• [Collected material]
— START —

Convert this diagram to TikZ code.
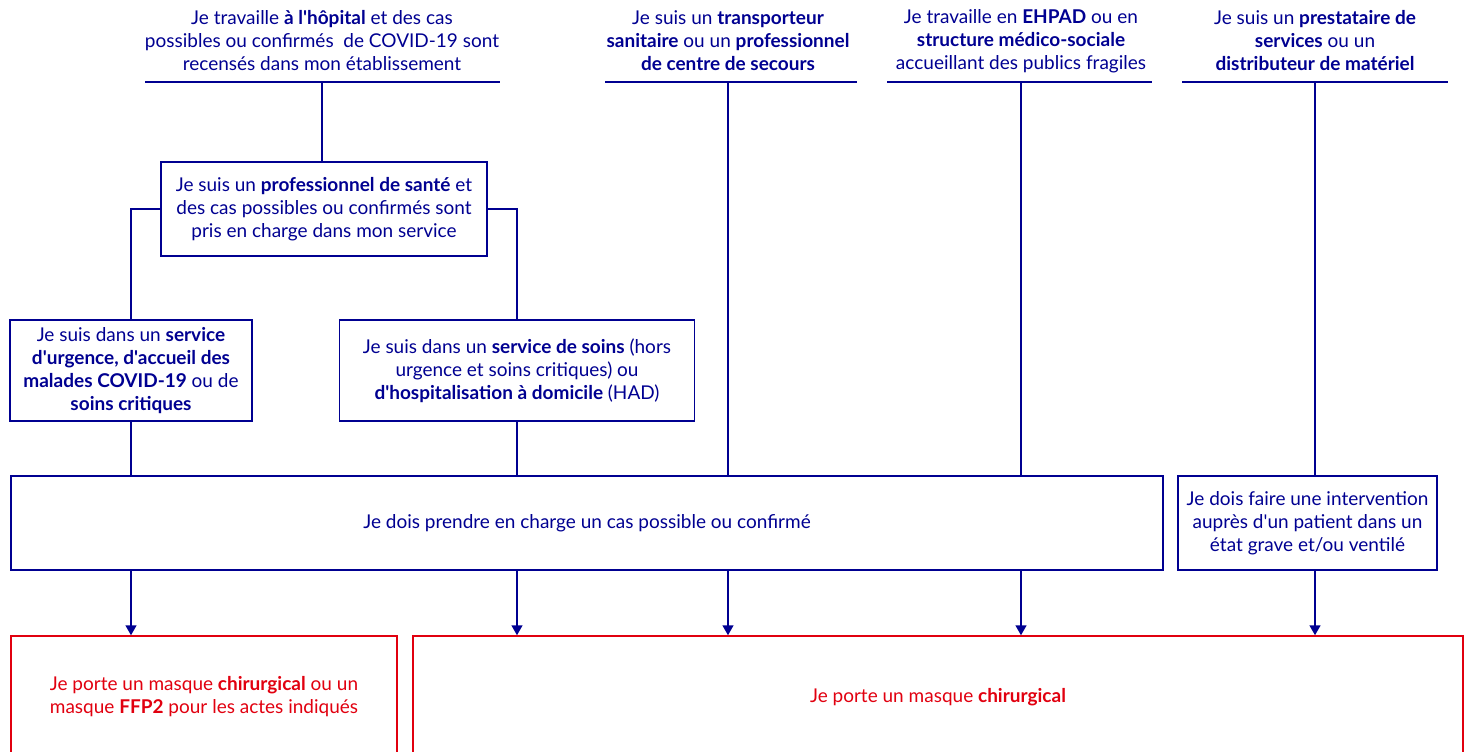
\documentclass[tikz,border=0pt]{standalone}
\usepackage{fontspec}
\newfontfamily\lato{Lato}
\usetikzlibrary{arrows.meta}
\definecolor{bleu}{HTML}{000091}
\definecolor{rouge}{HTML}{E1000F}
\begin{document}
\begin{tikzpicture}[x=1pt,y=-1pt,
  every node/.style={font=\lato\fontsize{19}{23}\selectfont, text=bleu, align=center, inner sep=0pt},
  bbox/.style={draw=bleu, line width=1.5pt},
  rbox/.style={draw=rouge, line width=1.5pt, text=rouge},
  conn/.style={draw=bleu, line width=1.5pt},
  arr/.style={conn, -{Triangle[width=11pt,length=10pt]}},
  hline/.style={draw=bleu, line width=1.5pt}]
\useasboundingbox (0,0) rectangle (1467,752);
% headers
\node (h1) at (322,41) {Je travaille \textbf{à l'hôpital} et des cas\\possibles ou confirmés\ \ de COVID-19 sont\\recensés dans mon établissement};
\node (h2) at (728,41) {Je suis un \textbf{transporteur}\\\textbf{sanitaire} ou un \textbf{professionnel}\\\textbf{de centre de secours}};
\node (h3) at (1021,41) {Je travaille en \textbf{EHPAD} ou en\\\textbf{structure médico-sociale}\\accueillant des publics fragiles};
\node (h4) at (1315,41) {Je suis un \textbf{prestataire de}\\\textbf{services} ou un\\\textbf{distributeur de matériel}};
\coordinate (l1a) at (145,82); \coordinate (l1b) at (500,82); \coordinate (l1m) at (322,82);
\coordinate (l2a) at (605,82); \coordinate (l2b) at (857,82); \coordinate (l2m) at (728,82);
\coordinate (l3a) at (887,82); \coordinate (l3b) at (1152,82); \coordinate (l3m) at (1021,82);
\coordinate (l4a) at (1182,82); \coordinate (l4b) at (1448,82); \coordinate (l4m) at (1315,82);
\draw[hline] (l1a) -- (l1b);
\draw[hline] (l2a) -- (l2b);
\draw[hline] (l3a) -- (l3b);
\draw[hline] (l4a) -- (l4b);
% boxes
\node[bbox, minimum width=326pt, minimum height=94pt] (prof) at (324,209) {Je suis un \textbf{professionnel de santé} et\\des cas possibles ou confirmés sont\\pris en charge dans mon service};
\node[bbox, minimum width=242pt, minimum height=101pt] (A) at (131,370.5) {Je suis dans un \textbf{service}\\\textbf{d'urgence, d'accueil des}\\\textbf{malades COVID-19} ou de\\\textbf{soins critiques}};
\node[bbox, minimum width=355pt, minimum height=101pt] (B) at (517,370.5) {Je suis dans un \textbf{service de soins} (hors\\urgence et soins critiques) ou\\\textbf{d'hospitalisation à domicile} (HAD)};
\node[bbox, minimum width=1152pt, minimum height=94pt] (big) at (587,523) {Je dois prendre en charge un cas possible ou confirmé};
\node[bbox, minimum width=259pt, minimum height=94pt] (small) at (1307.5,523) {Je dois faire une intervention\\auprès d'un patient dans un\\état grave et/ou ventilé};
\node[rbox, minimum width=386pt, minimum height=122pt] (r1) at (204,697) {Je porte un masque \textbf{chirurgical} ou un\\masque \textbf{FFP2} pour les actes indiqués};
\node[rbox, minimum width=1050pt, minimum height=122pt] (r2) at (938,697) {Je porte un masque \textbf{chirurgical}};
% connectors
\draw[conn] (l1m) -- (l1m |- prof.north);
\draw[conn] (prof.west) -| (A.north);
\draw[conn] (prof.east) -| (B.north);
\draw[conn] (A.south) -- (A.south |- big.north);
\draw[conn] (B.south) -- (B.south |- big.north);
\draw[conn] (l2m) -- (l2m |- big.north);
\draw[conn] (l3m) -- (l3m |- big.north);
\draw[conn] (l4m) -- (l4m |- small.north);
\draw[arr] (A.south |- big.south) -- (A.south |- r1.north);
\draw[arr] (B.south |- big.south) -- (B.south |- r2.north);
\draw[arr] (l2m |- big.south) -- (l2m |- r2.north);
\draw[arr] (l3m |- big.south) -- (l3m |- r2.north);
\draw[arr] (l4m |- small.south) -- (l4m |- r2.north);
\end{tikzpicture}
\end{document}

— END —

• [To be done] Copy the whole of the material above exactly, but not its images.

• [Result for this task]
Convert this diagram to TikZ code.
\documentclass[tikz,border=0pt]{standalone}
\usepackage{fontspec}
\newfontfamily\lato{Lato}
\usetikzlibrary{arrows.meta}
\definecolor{bleu}{HTML}{000091}
\definecolor{rouge}{HTML}{E1000F}
\begin{document}
\begin{tikzpicture}[x=1pt,y=-1pt,
  every node/.style={font=\lato\fontsize{19}{23}\selectfont, text=bleu, align=center, inner sep=0pt},
  bbox/.style={draw=bleu, line width=1.5pt},
  rbox/.style={draw=rouge, line width=1.5pt, text=rouge},
  conn/.style={draw=bleu, line width=1.5pt},
  arr/.style={conn, -{Triangle[width=11pt,length=10pt]}},
  hline/.style={draw=bleu, line width=1.5pt}]
\useasboundingbox (0,0) rectangle (1467,752);
% headers
\node (h1) at (322,41) {Je travaille \textbf{à l'hôpital} et des cas\\possibles ou confirmés\ \ de COVID-19 sont\\recensés dans mon établissement};
\node (h2) at (728,41) {Je suis un \textbf{transporteur}\\\textbf{sanitaire} ou un \textbf{professionnel}\\\textbf{de centre de secours}};
\node (h3) at (1021,41) {Je travaille en \textbf{EHPAD} ou en\\\textbf{structure médico-sociale}\\accueillant des publics fragiles};
\node (h4) at (1315,41) {Je suis un \textbf{prestataire de}\\\textbf{services} ou un\\\textbf{distributeur de matériel}};
\coordinate (l1a) at (145,82); \coordinate (l1b) at (500,82); \coordinate (l1m) at (322,82);
\coordinate (l2a) at (605,82); \coordinate (l2b) at (857,82); \coordinate (l2m) at (728,82);
\coordinate (l3a) at (887,82); \coordinate (l3b) at (1152,82); \coordinate (l3m) at (1021,82);
\coordinate (l4a) at (1182,82); \coordinate (l4b) at (1448,82); \coordinate (l4m) at (1315,82);
\draw[hline] (l1a) -- (l1b);
\draw[hline] (l2a) -- (l2b);
\draw[hline] (l3a) -- (l3b);
\draw[hline] (l4a) -- (l4b);
% boxes
\node[bbox, minimum width=326pt, minimum height=94pt] (prof) at (324,209) {Je suis un \textbf{professionnel de santé} et\\des cas possibles ou confirmés sont\\pris en charge dans mon service};
\node[bbox, minimum width=242pt, minimum height=101pt] (A) at (131,370.5) {Je suis dans un \textbf{service}\\\textbf{d'urgence, d'accueil des}\\\textbf{malades COVID-19} ou de\\\textbf{soins critiques}};
\node[bbox, minimum width=355pt, minimum height=101pt] (B) at (517,370.5) {Je suis dans un \textbf{service de soins} (hors\\urgence et soins critiques) ou\\\textbf{d'hospitalisation à domicile} (HAD)};
\node[bbox, minimum width=1152pt, minimum height=94pt] (big) at (587,523) {Je dois prendre en charge un cas possible ou confirmé};
\node[bbox, minimum width=259pt, minimum height=94pt] (small) at (1307.5,523) {Je dois faire une intervention\\auprès d'un patient dans un\\état grave et/ou ventilé};
\node[rbox, minimum width=386pt, minimum height=122pt] (r1) at (204,697) {Je porte un masque \textbf{chirurgical} ou un\\masque \textbf{FFP2} pour les actes indiqués};
\node[rbox, minimum width=1050pt, minimum height=122pt] (r2) at (938,697) {Je porte un masque \textbf{chirurgical}};
% connectors
\draw[conn] (l1m) -- (l1m |- prof.north);
\draw[conn] (prof.west) -| (A.north);
\draw[conn] (prof.east) -| (B.north);
\draw[conn] (A.south) -- (A.south |- big.north);
\draw[conn] (B.south) -- (B.south |- big.north);
\draw[conn] (l2m) -- (l2m |- big.north);
\draw[conn] (l3m) -- (l3m |- big.north);
\draw[conn] (l4m) -- (l4m |- small.north);
\draw[arr] (A.south |- big.south) -- (A.south |- r1.north);
\draw[arr] (B.south |- big.south) -- (B.south |- r2.north);
\draw[arr] (l2m |- big.south) -- (l2m |- r2.north);
\draw[arr] (l3m |- big.south) -- (l3m |- r2.north);
\draw[arr] (l4m |- small.south) -- (l4m |- r2.north);
\end{tikzpicture}
\end{document}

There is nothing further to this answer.